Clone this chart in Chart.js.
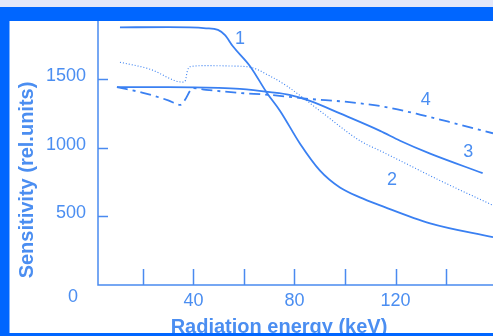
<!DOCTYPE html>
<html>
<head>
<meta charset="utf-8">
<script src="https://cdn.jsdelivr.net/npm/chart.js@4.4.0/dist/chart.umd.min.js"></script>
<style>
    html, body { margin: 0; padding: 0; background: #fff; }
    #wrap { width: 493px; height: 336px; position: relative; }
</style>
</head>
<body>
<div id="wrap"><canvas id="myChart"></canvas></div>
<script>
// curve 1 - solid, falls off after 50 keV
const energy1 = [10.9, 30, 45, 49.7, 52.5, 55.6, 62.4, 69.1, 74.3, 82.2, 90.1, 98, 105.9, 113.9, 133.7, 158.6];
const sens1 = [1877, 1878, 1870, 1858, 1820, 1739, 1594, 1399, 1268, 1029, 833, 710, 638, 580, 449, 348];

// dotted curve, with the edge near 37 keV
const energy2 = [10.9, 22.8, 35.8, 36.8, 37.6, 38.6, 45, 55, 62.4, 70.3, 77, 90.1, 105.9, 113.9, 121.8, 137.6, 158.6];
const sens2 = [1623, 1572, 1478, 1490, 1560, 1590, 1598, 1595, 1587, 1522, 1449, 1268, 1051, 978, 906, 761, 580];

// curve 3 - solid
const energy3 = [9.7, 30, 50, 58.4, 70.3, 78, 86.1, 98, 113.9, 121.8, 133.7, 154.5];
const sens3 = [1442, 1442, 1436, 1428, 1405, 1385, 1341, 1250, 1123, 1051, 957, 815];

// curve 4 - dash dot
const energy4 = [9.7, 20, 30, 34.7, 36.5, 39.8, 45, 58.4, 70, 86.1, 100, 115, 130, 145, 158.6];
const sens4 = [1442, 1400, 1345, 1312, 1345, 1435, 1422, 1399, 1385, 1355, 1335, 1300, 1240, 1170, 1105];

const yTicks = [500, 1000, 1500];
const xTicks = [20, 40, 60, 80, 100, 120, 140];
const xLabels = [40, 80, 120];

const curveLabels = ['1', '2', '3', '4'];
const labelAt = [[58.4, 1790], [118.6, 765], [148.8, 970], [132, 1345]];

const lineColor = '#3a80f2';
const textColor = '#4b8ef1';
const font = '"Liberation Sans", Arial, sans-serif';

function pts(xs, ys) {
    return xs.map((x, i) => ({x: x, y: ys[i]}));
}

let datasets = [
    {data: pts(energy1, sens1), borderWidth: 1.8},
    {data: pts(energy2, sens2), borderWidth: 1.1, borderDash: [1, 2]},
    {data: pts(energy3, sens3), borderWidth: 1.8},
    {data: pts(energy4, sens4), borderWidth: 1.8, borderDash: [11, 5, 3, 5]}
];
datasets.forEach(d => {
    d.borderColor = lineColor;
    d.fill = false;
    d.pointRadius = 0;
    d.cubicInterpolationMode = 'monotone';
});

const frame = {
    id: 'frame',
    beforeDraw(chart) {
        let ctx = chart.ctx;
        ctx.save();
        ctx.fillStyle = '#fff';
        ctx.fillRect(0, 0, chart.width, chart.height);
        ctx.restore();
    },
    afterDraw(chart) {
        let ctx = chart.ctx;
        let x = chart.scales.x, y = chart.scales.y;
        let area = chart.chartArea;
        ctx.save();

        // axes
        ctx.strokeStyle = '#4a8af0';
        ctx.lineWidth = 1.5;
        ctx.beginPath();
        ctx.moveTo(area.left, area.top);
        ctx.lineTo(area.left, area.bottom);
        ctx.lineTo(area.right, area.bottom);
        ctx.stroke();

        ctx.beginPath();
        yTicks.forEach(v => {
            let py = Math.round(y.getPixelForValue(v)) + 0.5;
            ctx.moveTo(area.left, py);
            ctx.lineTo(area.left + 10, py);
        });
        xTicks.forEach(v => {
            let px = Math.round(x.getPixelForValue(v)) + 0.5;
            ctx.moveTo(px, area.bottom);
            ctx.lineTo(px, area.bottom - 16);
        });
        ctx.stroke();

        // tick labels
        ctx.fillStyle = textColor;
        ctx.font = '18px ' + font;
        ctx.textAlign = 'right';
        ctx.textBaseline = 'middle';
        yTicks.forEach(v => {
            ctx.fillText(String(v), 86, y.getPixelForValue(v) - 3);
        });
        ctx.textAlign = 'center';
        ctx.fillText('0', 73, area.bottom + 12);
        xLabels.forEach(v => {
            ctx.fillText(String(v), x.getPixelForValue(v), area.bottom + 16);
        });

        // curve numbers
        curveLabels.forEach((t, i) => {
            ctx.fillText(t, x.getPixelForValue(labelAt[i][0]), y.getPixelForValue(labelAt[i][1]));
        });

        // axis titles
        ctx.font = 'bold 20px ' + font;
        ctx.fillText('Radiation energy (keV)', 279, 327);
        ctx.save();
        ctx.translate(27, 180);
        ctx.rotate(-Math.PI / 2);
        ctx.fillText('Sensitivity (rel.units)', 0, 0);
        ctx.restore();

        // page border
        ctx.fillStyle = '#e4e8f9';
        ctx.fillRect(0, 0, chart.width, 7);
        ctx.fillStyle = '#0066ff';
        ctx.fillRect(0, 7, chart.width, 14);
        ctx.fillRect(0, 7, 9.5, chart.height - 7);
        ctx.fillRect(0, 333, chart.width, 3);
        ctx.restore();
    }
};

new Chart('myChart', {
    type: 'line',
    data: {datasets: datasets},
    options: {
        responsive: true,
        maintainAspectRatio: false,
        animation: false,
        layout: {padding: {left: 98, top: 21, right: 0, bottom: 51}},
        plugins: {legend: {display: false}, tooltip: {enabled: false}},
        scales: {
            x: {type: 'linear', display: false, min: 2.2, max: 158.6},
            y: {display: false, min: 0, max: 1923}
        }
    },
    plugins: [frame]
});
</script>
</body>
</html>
------------------------
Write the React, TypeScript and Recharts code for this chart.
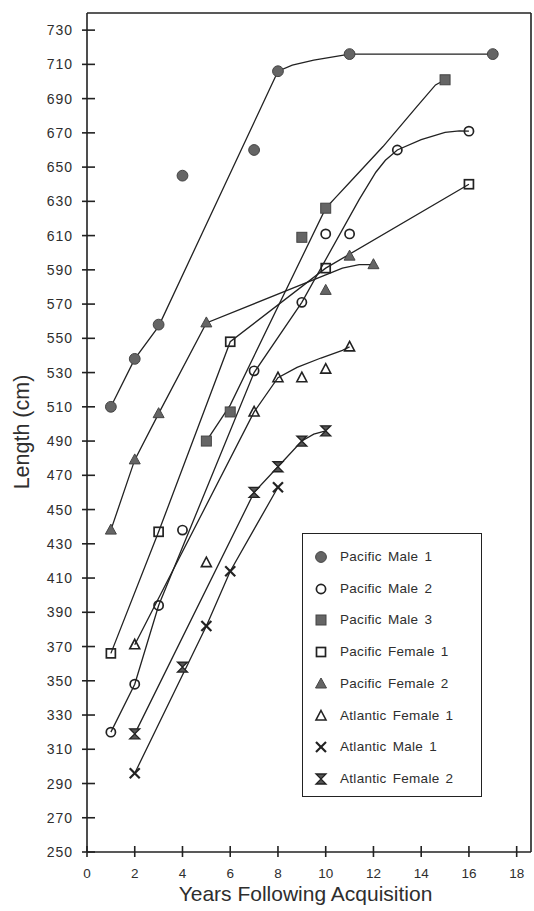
------------------------
→ TASK BRIEF
Write down exactly what the lines above say, from the line holding "Clone this chart in Chart.js." through the line holding "const xLabels = [40, 80, 120];", and nothing more. Do not copy the pictures.

→ ANSWER TO THIS EXERCISE
Clone this chart in Chart.js.
<!DOCTYPE html>
<html>
<head>
<meta charset="utf-8">
<script src="https://cdn.jsdelivr.net/npm/chart.js@4.4.0/dist/chart.umd.min.js"></script>
<style>
    html, body { margin: 0; padding: 0; background: #fff; }
    #wrap { width: 493px; height: 336px; position: relative; }
</style>
</head>
<body>
<div id="wrap"><canvas id="myChart"></canvas></div>
<script>
// curve 1 - solid, falls off after 50 keV
const energy1 = [10.9, 30, 45, 49.7, 52.5, 55.6, 62.4, 69.1, 74.3, 82.2, 90.1, 98, 105.9, 113.9, 133.7, 158.6];
const sens1 = [1877, 1878, 1870, 1858, 1820, 1739, 1594, 1399, 1268, 1029, 833, 710, 638, 580, 449, 348];

// dotted curve, with the edge near 37 keV
const energy2 = [10.9, 22.8, 35.8, 36.8, 37.6, 38.6, 45, 55, 62.4, 70.3, 77, 90.1, 105.9, 113.9, 121.8, 137.6, 158.6];
const sens2 = [1623, 1572, 1478, 1490, 1560, 1590, 1598, 1595, 1587, 1522, 1449, 1268, 1051, 978, 906, 761, 580];

// curve 3 - solid
const energy3 = [9.7, 30, 50, 58.4, 70.3, 78, 86.1, 98, 113.9, 121.8, 133.7, 154.5];
const sens3 = [1442, 1442, 1436, 1428, 1405, 1385, 1341, 1250, 1123, 1051, 957, 815];

// curve 4 - dash dot
const energy4 = [9.7, 20, 30, 34.7, 36.5, 39.8, 45, 58.4, 70, 86.1, 100, 115, 130, 145, 158.6];
const sens4 = [1442, 1400, 1345, 1312, 1345, 1435, 1422, 1399, 1385, 1355, 1335, 1300, 1240, 1170, 1105];

const yTicks = [500, 1000, 1500];
const xTicks = [20, 40, 60, 80, 100, 120, 140];
const xLabels = [40, 80, 120];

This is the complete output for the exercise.